Capturing an outdoor light painting can prove to be an interesting challenge that yields amazing results. The window of opportunity you have to capture your image is fleeting and you need to be ready. Outdoor light painting is best captured during blue hour (just after sunset / before sunrise) which only gives you between 20-30 minutes. While you may be stressed for time, the results can be breathtaking.



Capturing the above outdoor light painting was a real adventure. I waited in the freezing moments after sunset when the sky turned a deep blue. Once the sky turned a perfect color, another photographer waited out into the water with a high-powered flashlight. Similar to indoor light painting, once I opened the shutters of my camera, we shined the flashlight on the trusses supporting the bridge. With the right settings, in one shot I managed to capture both the rich blue sky and the amazing details of the bridge.

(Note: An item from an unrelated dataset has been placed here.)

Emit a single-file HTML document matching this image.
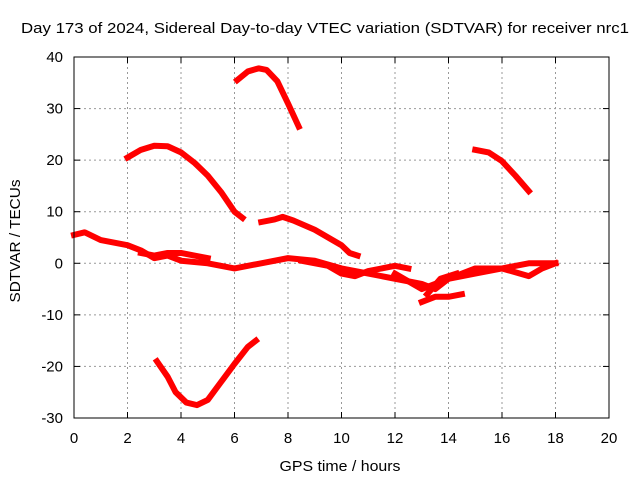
<!DOCTYPE html>
<html><head><meta charset="utf-8"><style>
body{margin:0;background:#fff}
svg{display:block;font-family:"Liberation Sans",sans-serif}
</style></head><body>
<svg id="chart" width="640" height="480" xmlns="http://www.w3.org/2000/svg">
<rect width="640" height="480" fill="#fff"/>
<g id="grid"></g>
<g id="series"></g>
<rect x="74" y="57" width="535" height="361" fill="none" stroke="#000" stroke-width="1"/>
<g id="ticks"></g>
<text x="325" y="33" font-size="15" text-anchor="middle" textLength="608" lengthAdjust="spacingAndGlyphs">Day 173 of 2024, Sidereal Day-to-day VTEC variation (SDTVAR) for receiver nrc1</text>
<text x="340" y="471" font-size="15" text-anchor="middle" textLength="121" lengthAdjust="spacingAndGlyphs">GPS time / hours</text>
<text transform="translate(20,241) rotate(-90)" font-size="15" text-anchor="middle" textLength="123" lengthAdjust="spacingAndGlyphs">SDTVAR / TECUs</text>
</svg>
<script>
const xTicks=[0,2,4,6,8,10,12,14,16,18,20];
const yTicks=[-30,-20,-10,0,10,20,30,40];
const arcTop=[[6.1,35.5],[6.5,37.2],[6.9,37.8],[7.2,37.5],[7.6,35.3],[8.0,31],[8.4,26.5]];
const arcLeft=[[2,20.5],[2.5,22],[3,22.8],[3.5,22.7],[4,21.5],[4.5,19.5],[5,17],[5.5,13.8],[6,10],[6.3,8.8]];
const arcRight=[[15,22],[15.5,21.5],[16,19.8],[16.5,17],[17,14]];
const arcBottom=[[3.1,-19],[3.5,-22],[3.8,-25],[4.2,-27],[4.6,-27.5],[5,-26.5],[5.5,-23],[6,-19.5],[6.5,-16.2],[6.8,-15]];
const arcMid=[[7,8],[7.5,8.5],[7.8,9],[8.2,8.3],[9,6.5],[9.5,5],[10,3.5],[10.3,2],[10.6,1.5]];
const bandMain=[[0,5.5],[0.4,6],[1,4.5],[2,3.5],[2.5,2.5],[3,1],[3.5,1.5],[4,0.5],[5,0],[6,-1],[7,0],[8,1],[9,0.5],[10,-1],[11,-2],[12,-3],[13,-4],[13.5,-5],[14,-3],[15,-1],[16,-1],[17,0],[18,0]];
const bandA=[[2.5,2],[3,1.5],[3.5,2],[4,2],[4.5,1.5],[5,1]];
const bandB=[[8.5,0.5],[9.5,-0.5],[10,-2],[10.5,-2.5],[11,-1.5],[12,-0.5],[12.5,-1]];
const bandC=[[13,-7.5],[13.5,-6.5],[14,-6.5],[14.5,-6]];
const bandD=[[12,-2],[13,-5],[14,-3],[15,-2],[16,-1],[17,-2.5],[17.5,-1],[18,0]];
const bandE=[[13.2,-6],[13.7,-3],[14.3,-2]];
const allSeries=[arcTop,arcLeft,arcRight,arcBottom,arcMid,bandMain,bandA,bandB,bandC,bandD,bandE];
const X=v=>74+v*535/20, Y=v=>57+(40-v)*361/70;
const NS="http://www.w3.org/2000/svg";
const grid=document.getElementById('grid'),ticks=document.getElementById('ticks'),ser=document.getElementById('series');
function mk(t,a,p){const e=document.createElementNS(NS,t);for(const k in a)e.setAttribute(k,a[k]);p.appendChild(e);return e;}
xTicks.forEach(t=>{
 if(t>0&&t<20){const g=mk('line',{x1:X(t),x2:X(t),y1:57,y2:418,stroke:'#999','stroke-dasharray':'2,3'},grid);
 
 }
 mk('line',{x1:X(t),x2:X(t),y1:418,y2:412,stroke:'#000'},ticks);
 mk('line',{x1:X(t),x2:X(t),y1:57,y2:63,stroke:'#000'},ticks);
 const l=mk('text',{x:X(t),y:443,'font-size':15,'text-anchor':'middle'},ticks);l.textContent=t;
 
 
});
yTicks.forEach(t=>{
 if(t>-30&&t<40){const g=mk('line',{x1:74,x2:609,y1:Y(t),y2:Y(t),stroke:'#999','stroke-dasharray':'2,3'},grid);
 
 }
 mk('line',{x1:74,x2:80,y1:Y(t),y2:Y(t),stroke:'#000'},ticks);
 mk('line',{x1:603,x2:609,y1:Y(t),y2:Y(t),stroke:'#000'},ticks);
 const l=mk('text',{x:63,y:Y(t)+5,'font-size':15,'text-anchor':'end'},ticks);l.textContent=t;
 
 
});
allSeries.forEach(s=>{
 const p=mk('polyline',{points:s.map(d=>X(d[0])+','+Y(d[1])).join(' '),fill:'none',stroke:'#f00','stroke-width':6,'stroke-linejoin':'round','stroke-linecap':'square'},ser);
 
 
});
</script>
</body></html>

Outdoor light painting doesn’t just have to be of blue hour. With light tubes, you can capture the same cool effects as shown above.

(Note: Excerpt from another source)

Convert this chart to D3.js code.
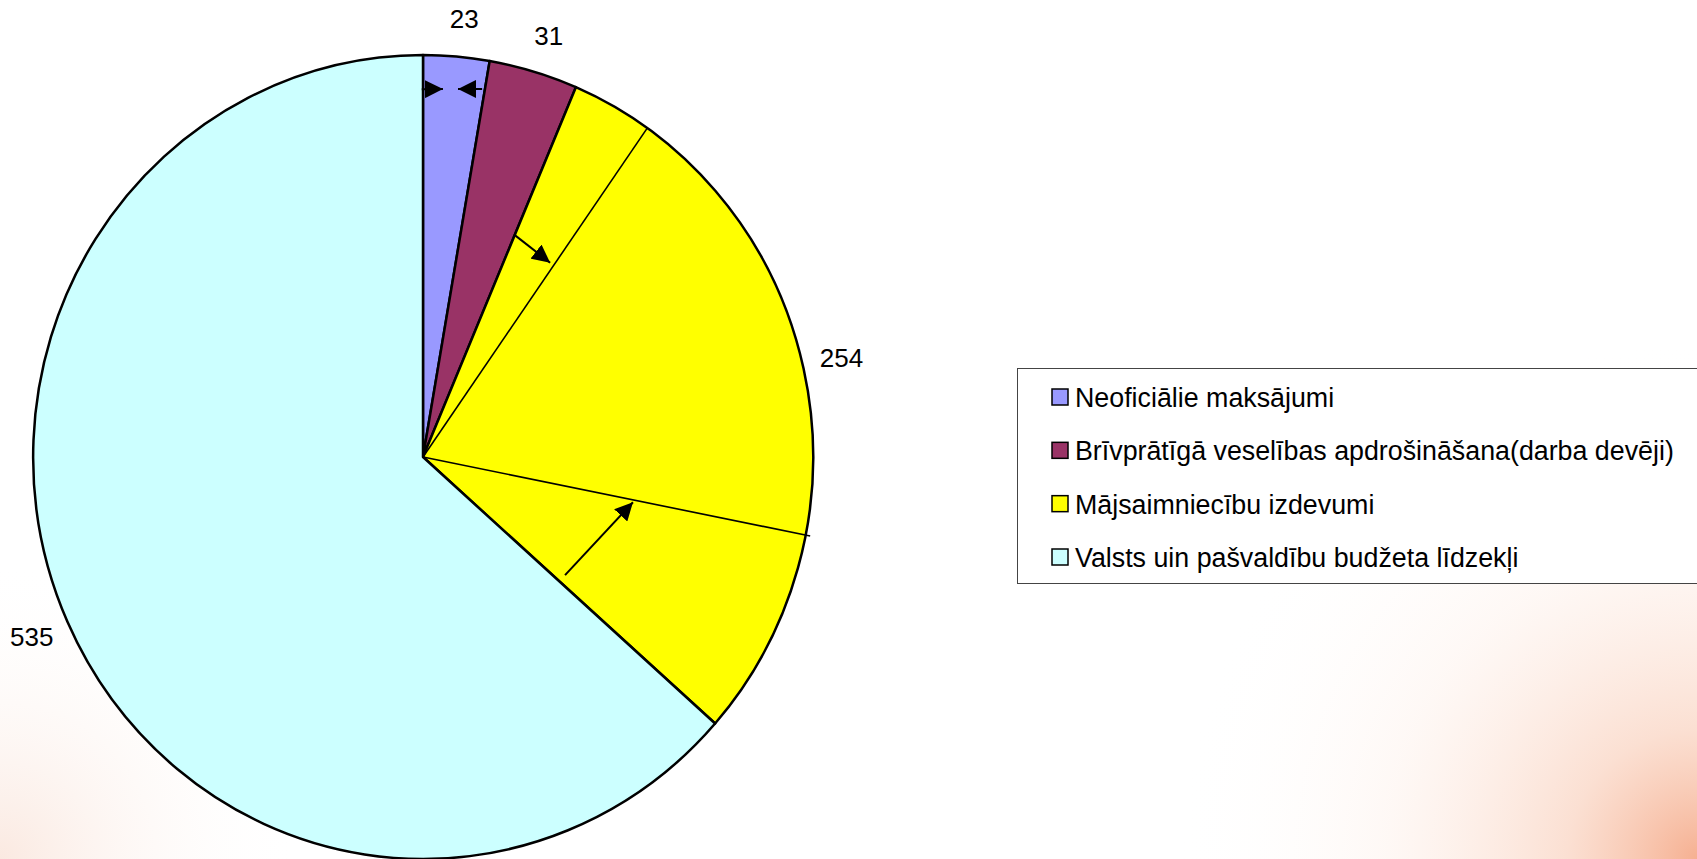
<!DOCTYPE html>
<html>
<head>
<meta charset="utf-8">
<script src="https://cdn.jsdelivr.net/npm/d3@7"></script>
<style>
  html, body { margin: 0; padding: 0; background: #fff; }
  svg { display: block; }
</style>
</head>
<body>
<svg id="chart" width="1697" height="859"></svg>
<script>
// ---- data ----
const categories = [
  "Neoficiālie maksājumi",
  "Brīvprātīgā veselības apdrošināšana(darba devēji)",
  "Mājsaimniecību izdevumi",
  "Valsts uin pašvaldību budžeta līdzekļi"
];
const values = [23, 31, 254, 535];
const colors = ["#9999FF", "#993366", "#FFFF00", "#CCFFFF"];

// annotation elements (angles in degrees clockwise from top, radius as fraction of pie)
const dividerAngles = [35.1, 101.2];
const arrowStarts = [[-0.2, 0.915], [9.4, 0.928], [23.1, 0.600], [128.9, 0.468]];
const arrowEnds   = [[3.2, 0.917], [5.6, 0.920], [34.0, 0.583], [101.8, 0.550]];

// ---- layout ----
const W = 1697, H = 859;
const cx = 423, cy = 457, rx = 390, ry = 402;
const svg = d3.select("#chart");

// background soft glow
const defs = svg.append("defs");
const g1 = defs.append("radialGradient").attr("id", "glow")
  .attr("gradientUnits", "userSpaceOnUse")
  .attr("cx", W).attr("cy", H).attr("r", 520);
g1.append("stop").attr("offset", "0%").attr("stop-color", "#f4a27e").attr("stop-opacity", 0.85);
g1.append("stop").attr("offset", "25%").attr("stop-color", "#f8c6ae").attr("stop-opacity", 0.55);
g1.append("stop").attr("offset", "60%").attr("stop-color", "#fde9df").attr("stop-opacity", 0.3);
g1.append("stop").attr("offset", "100%").attr("stop-color", "#ffffff").attr("stop-opacity", 0);
const g2 = defs.append("radialGradient").attr("id", "glow2")
  .attr("gradientUnits", "userSpaceOnUse")
  .attr("cx", 0).attr("cy", H).attr("r", 300);
g2.append("stop").attr("offset", "0%").attr("stop-color", "#f6d3c2").attr("stop-opacity", 0.5);
g2.append("stop").attr("offset", "100%").attr("stop-color", "#ffffff").attr("stop-opacity", 0);
svg.append("rect").attr("width", W).attr("height", H).attr("fill", "#fff");
svg.append("rect").attr("width", W).attr("height", H).attr("fill", "url(#glow)");
svg.append("rect").attr("width", W).attr("height", H).attr("fill", "url(#glow2)");

defs.append("marker").attr("id", "arrowhead")
  .attr("viewBox", "0 0 10 10").attr("refX", 10).attr("refY", 5)
  .attr("markerWidth", 9).attr("markerHeight", 9).attr("markerUnits", "strokeWidth")
  .attr("orient", "auto")
  .append("path").attr("d", "M0,0 L10,5 L0,10 Z").attr("fill", "#000");

const toRad = d => d * Math.PI / 180;
const pt = (deg, r) => [cx + rx * r * Math.sin(toRad(deg)), cy - ry * r * Math.cos(toRad(deg))];

const pie = d3.pie().sort(null).value(d => d)(values);
const arc = d3.arc().innerRadius(0).outerRadius(1);

const pieG = svg.append("g").attr("transform", `translate(${cx},${cy}) scale(${rx},${ry})`);
pieG.selectAll("path.slice").data(pie).join("path")
  .attr("class", "slice")
  .attr("d", arc)
  .attr("fill", (d, i) => colors[i])
  .attr("stroke", "#000")
  .attr("stroke-width", 2.5)
  .attr("stroke-linejoin", "round")
  .attr("vector-effect", "non-scaling-stroke");

// divider lines
svg.selectAll("line.div").data(dividerAngles).join("line")
  .attr("class", "div")
  .attr("x1", cx).attr("y1", cy)
  .attr("x2", d => pt(d, d > 90 ? 1.012 : 1)[0])
  .attr("y2", d => pt(d, d > 90 ? 1.012 : 1)[1])
  .attr("stroke", "#000").attr("stroke-width", 1.6);

// arrows
svg.selectAll("line.arrow").data(arrowStarts).join("line")
  .attr("class", "arrow")
  .attr("x1", d => pt(d[0], d[1])[0]).attr("y1", d => pt(d[0], d[1])[1])
  .attr("x2", (d, i) => pt(arrowEnds[i][0], arrowEnds[i][1])[0])
  .attr("y2", (d, i) => pt(arrowEnds[i][0], arrowEnds[i][1])[1])
  .attr("stroke", "#000").attr("stroke-width", 2)
  .attr("marker-end", "url(#arrowhead)");

// value labels
const labelAngle = d => (d.startAngle + d.endAngle) / 2 * 180 / Math.PI + (d.index < 2 ? 0.6 : 0);
svg.selectAll("text.val").data(pie).join("text")
  .attr("class", "val")
  .attr("x", d => pt(labelAngle(d), 1.10)[0])
  .attr("y", d => pt(labelAngle(d), 1.10)[1] + (d.index < 2 ? 2 : -2))
  .attr("text-anchor", "middle")
  .attr("dominant-baseline", "central")
  .attr("font-family", "Liberation Sans, Arial, sans-serif")
  .attr("font-size", 26)
  .attr("fill", "#000")
  .text(d => d.data);

// legend
const lg = svg.append("g");
lg.append("rect").attr("x", 1017.5).attr("y", 368.5).attr("width", 700).attr("height", 215)
  .attr("fill", "#fff").attr("stroke", "#444").attr("stroke-width", 1);
const rowY = d3.scalePoint().domain(categories).range([397, 557]);
const items = lg.selectAll("g.item").data(categories).join("g").attr("class", "item");
items.append("rect")
  .attr("x", 1052).attr("y", d => rowY(d) - 8)
  .attr("width", 16).attr("height", 16)
  .attr("fill", (d, i) => colors[i])
  .attr("stroke", "#000").attr("stroke-width", 1.5);
items.append("text")
  .attr("x", 1075).attr("y", d => rowY(d) + 1)
  .attr("dominant-baseline", "central")
  .attr("font-family", "Liberation Sans, Arial, sans-serif")
  .attr("font-size", 26.8)
  .attr("fill", "#000")
  .text(d => d);
</script>
</body>
</html>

For the above shot, a model stood in place as two separate light tubes were moved around her. The model had to stand completely still to refrain from capturing too much motion blur. As the light tubes were being moved, they would leave light trails in the image. By moving them in an interesting way, you can get endless creative results.

Another interesting way to capture light trails is to try spinning steel wool. By igniting steel wool and spinning it on a rope, you can get some crazy light trails that go off in every direction. I was super happy with what I was able to capture.